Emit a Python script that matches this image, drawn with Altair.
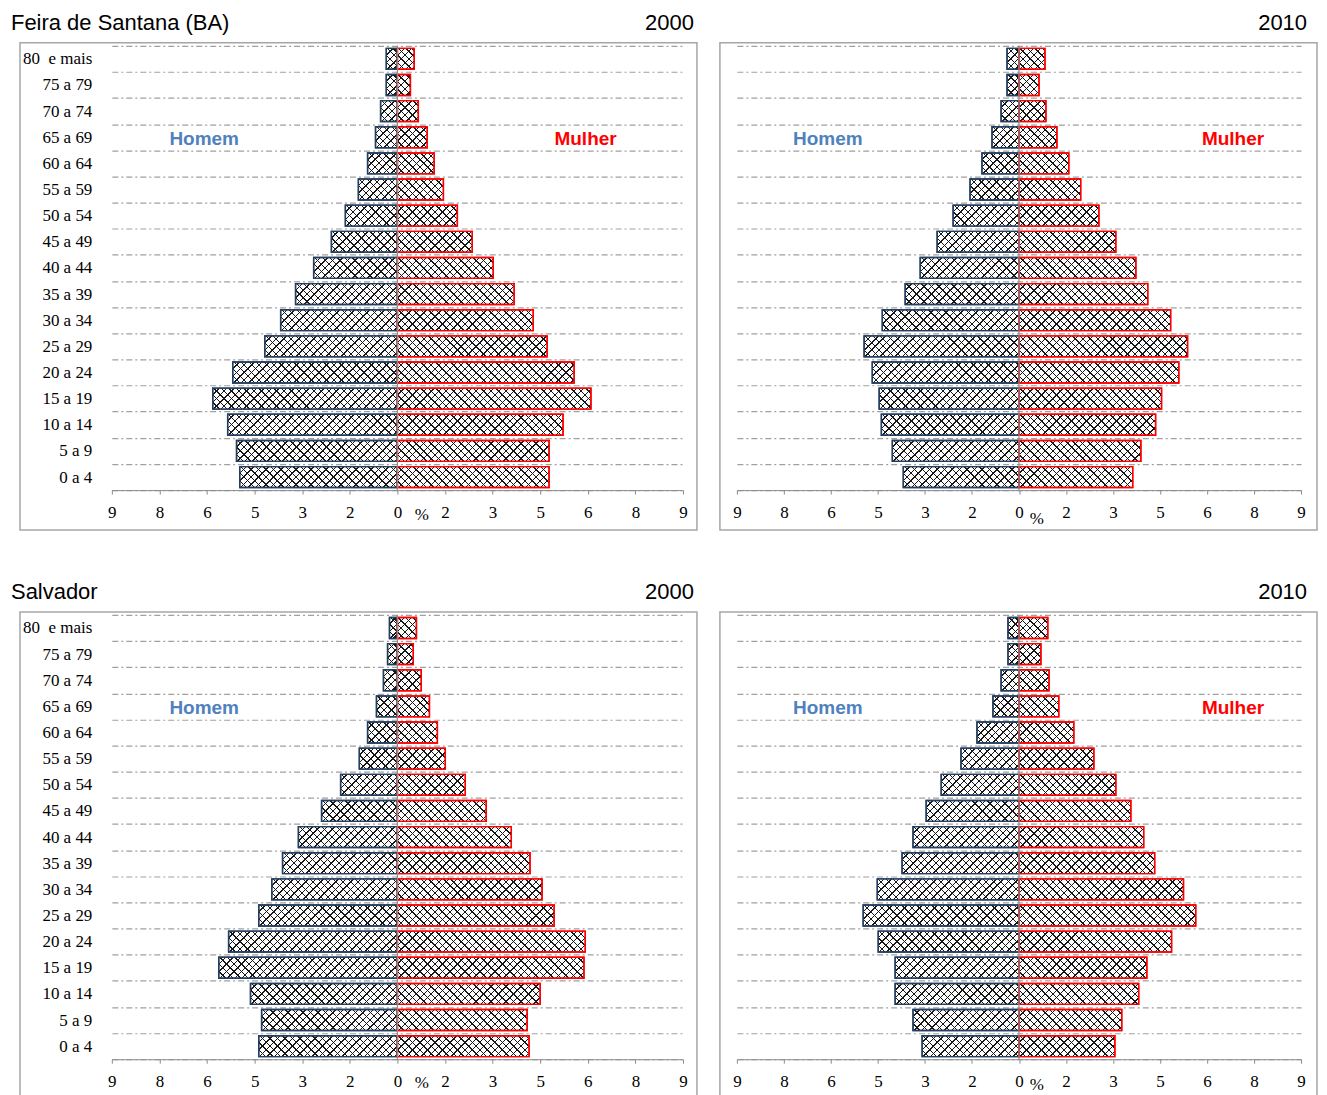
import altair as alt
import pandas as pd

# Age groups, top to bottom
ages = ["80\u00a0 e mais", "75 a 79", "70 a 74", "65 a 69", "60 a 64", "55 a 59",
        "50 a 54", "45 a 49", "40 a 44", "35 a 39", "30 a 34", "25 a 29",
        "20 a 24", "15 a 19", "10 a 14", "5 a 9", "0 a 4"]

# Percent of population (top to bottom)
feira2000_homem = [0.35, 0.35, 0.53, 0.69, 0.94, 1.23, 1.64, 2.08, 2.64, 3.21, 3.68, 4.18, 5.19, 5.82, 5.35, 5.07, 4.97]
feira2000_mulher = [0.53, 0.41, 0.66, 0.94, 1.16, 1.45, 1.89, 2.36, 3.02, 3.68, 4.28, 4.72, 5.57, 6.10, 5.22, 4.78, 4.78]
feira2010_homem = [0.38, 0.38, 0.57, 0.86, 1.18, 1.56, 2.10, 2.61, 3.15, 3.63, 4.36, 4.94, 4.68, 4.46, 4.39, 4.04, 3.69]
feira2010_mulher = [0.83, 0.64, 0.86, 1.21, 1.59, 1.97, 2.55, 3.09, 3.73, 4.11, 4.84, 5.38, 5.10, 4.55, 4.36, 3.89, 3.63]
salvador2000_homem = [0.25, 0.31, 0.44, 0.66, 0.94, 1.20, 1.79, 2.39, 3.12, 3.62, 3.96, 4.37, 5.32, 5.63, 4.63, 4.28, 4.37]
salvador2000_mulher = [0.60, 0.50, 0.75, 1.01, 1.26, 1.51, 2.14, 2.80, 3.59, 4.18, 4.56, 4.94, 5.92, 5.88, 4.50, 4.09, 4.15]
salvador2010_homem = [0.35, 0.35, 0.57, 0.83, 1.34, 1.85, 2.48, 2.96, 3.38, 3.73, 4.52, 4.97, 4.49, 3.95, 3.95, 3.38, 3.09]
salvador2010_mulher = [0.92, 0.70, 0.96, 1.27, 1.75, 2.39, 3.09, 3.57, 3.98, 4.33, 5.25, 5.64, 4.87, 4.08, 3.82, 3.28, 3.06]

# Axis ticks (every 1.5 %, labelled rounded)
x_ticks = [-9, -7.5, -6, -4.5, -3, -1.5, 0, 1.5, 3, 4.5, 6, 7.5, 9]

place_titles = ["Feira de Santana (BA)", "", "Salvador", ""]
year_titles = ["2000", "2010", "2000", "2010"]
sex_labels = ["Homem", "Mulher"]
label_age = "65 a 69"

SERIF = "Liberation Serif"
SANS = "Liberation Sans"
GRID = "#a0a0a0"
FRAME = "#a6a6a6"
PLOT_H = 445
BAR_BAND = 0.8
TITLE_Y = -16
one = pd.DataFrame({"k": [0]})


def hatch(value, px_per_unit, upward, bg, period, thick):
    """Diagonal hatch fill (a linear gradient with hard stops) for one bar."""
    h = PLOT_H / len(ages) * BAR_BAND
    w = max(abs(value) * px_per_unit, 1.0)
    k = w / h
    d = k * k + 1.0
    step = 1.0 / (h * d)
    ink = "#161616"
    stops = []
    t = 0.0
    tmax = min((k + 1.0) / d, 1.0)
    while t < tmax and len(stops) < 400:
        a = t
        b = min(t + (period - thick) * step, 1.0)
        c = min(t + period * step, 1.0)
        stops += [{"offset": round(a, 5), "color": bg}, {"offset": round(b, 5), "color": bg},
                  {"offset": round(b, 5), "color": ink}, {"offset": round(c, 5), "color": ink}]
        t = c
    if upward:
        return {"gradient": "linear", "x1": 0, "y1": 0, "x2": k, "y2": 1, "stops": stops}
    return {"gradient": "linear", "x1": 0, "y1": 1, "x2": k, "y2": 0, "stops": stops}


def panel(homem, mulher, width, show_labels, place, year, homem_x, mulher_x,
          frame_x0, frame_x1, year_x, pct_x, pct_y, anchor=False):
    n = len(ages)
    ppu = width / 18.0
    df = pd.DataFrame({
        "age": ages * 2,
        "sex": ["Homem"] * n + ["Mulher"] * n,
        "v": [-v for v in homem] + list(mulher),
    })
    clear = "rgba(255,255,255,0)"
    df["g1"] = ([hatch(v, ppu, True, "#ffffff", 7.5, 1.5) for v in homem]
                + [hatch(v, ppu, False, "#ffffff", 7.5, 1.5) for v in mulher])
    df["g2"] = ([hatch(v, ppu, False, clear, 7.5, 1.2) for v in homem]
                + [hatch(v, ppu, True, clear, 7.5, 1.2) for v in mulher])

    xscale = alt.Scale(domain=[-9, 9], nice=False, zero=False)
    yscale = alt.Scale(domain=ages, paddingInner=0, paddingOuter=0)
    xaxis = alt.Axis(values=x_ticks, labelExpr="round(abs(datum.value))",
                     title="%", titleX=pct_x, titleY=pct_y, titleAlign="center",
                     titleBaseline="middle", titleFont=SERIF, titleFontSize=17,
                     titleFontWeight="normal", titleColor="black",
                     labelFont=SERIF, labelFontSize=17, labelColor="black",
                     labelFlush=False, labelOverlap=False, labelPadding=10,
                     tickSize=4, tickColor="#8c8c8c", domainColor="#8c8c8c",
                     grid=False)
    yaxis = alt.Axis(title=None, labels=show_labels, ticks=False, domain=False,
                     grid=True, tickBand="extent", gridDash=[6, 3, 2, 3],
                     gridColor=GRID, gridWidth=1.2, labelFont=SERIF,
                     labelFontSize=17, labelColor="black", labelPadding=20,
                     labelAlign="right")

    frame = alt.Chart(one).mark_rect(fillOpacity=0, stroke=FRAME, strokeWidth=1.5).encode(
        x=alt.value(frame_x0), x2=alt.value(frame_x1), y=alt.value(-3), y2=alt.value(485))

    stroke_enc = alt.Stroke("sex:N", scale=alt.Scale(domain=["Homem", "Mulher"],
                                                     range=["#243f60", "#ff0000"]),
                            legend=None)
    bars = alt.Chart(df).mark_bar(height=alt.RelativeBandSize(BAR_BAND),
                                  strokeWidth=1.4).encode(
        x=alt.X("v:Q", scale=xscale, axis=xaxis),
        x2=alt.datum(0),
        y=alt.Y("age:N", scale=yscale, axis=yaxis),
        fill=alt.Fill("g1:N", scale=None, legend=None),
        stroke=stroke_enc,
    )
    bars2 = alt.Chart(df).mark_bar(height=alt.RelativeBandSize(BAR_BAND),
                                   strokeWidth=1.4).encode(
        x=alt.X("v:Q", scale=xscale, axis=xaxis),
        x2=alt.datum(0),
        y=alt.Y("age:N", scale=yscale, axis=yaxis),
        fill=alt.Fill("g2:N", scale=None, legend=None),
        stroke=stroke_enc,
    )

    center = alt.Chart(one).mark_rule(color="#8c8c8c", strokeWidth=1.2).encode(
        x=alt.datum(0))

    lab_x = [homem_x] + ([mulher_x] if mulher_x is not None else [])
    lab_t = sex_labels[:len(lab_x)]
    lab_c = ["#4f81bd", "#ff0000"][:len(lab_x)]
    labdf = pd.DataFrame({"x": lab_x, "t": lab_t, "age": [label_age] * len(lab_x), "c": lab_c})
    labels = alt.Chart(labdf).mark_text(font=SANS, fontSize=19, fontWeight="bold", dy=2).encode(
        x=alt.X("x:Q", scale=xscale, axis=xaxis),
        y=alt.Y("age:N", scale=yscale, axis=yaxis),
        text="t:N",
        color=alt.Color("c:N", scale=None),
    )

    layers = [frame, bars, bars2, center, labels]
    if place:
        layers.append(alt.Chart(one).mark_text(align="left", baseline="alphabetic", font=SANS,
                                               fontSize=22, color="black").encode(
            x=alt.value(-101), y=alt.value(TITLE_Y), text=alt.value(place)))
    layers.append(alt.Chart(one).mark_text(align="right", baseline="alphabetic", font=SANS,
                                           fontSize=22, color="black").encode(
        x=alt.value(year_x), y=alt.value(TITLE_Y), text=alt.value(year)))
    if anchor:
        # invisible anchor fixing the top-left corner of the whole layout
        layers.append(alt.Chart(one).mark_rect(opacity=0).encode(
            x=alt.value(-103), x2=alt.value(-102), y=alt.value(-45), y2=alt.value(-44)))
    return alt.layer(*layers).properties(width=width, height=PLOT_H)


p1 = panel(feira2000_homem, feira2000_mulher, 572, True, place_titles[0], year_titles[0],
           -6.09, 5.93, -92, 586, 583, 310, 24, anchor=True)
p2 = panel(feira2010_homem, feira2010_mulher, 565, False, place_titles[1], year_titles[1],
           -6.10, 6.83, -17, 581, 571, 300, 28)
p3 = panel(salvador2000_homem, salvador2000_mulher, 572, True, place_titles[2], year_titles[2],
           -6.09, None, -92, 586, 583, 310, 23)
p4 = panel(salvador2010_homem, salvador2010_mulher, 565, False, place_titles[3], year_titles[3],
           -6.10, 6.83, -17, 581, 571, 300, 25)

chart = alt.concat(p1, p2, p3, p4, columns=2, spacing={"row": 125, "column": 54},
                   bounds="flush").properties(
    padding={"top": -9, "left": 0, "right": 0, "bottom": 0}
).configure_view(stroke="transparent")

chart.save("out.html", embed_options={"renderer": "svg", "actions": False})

•••

AIM OF THE EXERCISE. From the opening line of the listing above through the line bearing "4.5, 6, 7.5, 9]", repeat each line exactly. Drop every picture.

THE COMPLETED TASK.
Emit a Python script that matches this image, drawn with Altair.
import altair as alt
import pandas as pd

# Age groups, top to bottom
ages = ["80\u00a0 e mais", "75 a 79", "70 a 74", "65 a 69", "60 a 64", "55 a 59",
        "50 a 54", "45 a 49", "40 a 44", "35 a 39", "30 a 34", "25 a 29",
        "20 a 24", "15 a 19", "10 a 14", "5 a 9", "0 a 4"]

# Percent of population (top to bottom)
feira2000_homem = [0.35, 0.35, 0.53, 0.69, 0.94, 1.23, 1.64, 2.08, 2.64, 3.21, 3.68, 4.18, 5.19, 5.82, 5.35, 5.07, 4.97]
feira2000_mulher = [0.53, 0.41, 0.66, 0.94, 1.16, 1.45, 1.89, 2.36, 3.02, 3.68, 4.28, 4.72, 5.57, 6.10, 5.22, 4.78, 4.78]
feira2010_homem = [0.38, 0.38, 0.57, 0.86, 1.18, 1.56, 2.10, 2.61, 3.15, 3.63, 4.36, 4.94, 4.68, 4.46, 4.39, 4.04, 3.69]
feira2010_mulher = [0.83, 0.64, 0.86, 1.21, 1.59, 1.97, 2.55, 3.09, 3.73, 4.11, 4.84, 5.38, 5.10, 4.55, 4.36, 3.89, 3.63]
salvador2000_homem = [0.25, 0.31, 0.44, 0.66, 0.94, 1.20, 1.79, 2.39, 3.12, 3.62, 3.96, 4.37, 5.32, 5.63, 4.63, 4.28, 4.37]
salvador2000_mulher = [0.60, 0.50, 0.75, 1.01, 1.26, 1.51, 2.14, 2.80, 3.59, 4.18, 4.56, 4.94, 5.92, 5.88, 4.50, 4.09, 4.15]
salvador2010_homem = [0.35, 0.35, 0.57, 0.83, 1.34, 1.85, 2.48, 2.96, 3.38, 3.73, 4.52, 4.97, 4.49, 3.95, 3.95, 3.38, 3.09]
salvador2010_mulher = [0.92, 0.70, 0.96, 1.27, 1.75, 2.39, 3.09, 3.57, 3.98, 4.33, 5.25, 5.64, 4.87, 4.08, 3.82, 3.28, 3.06]

# Axis ticks (every 1.5 %, labelled rounded)
x_ticks = [-9, -7.5, -6, -4.5, -3, -1.5, 0, 1.5, 3, 4.5, 6, 7.5, 9]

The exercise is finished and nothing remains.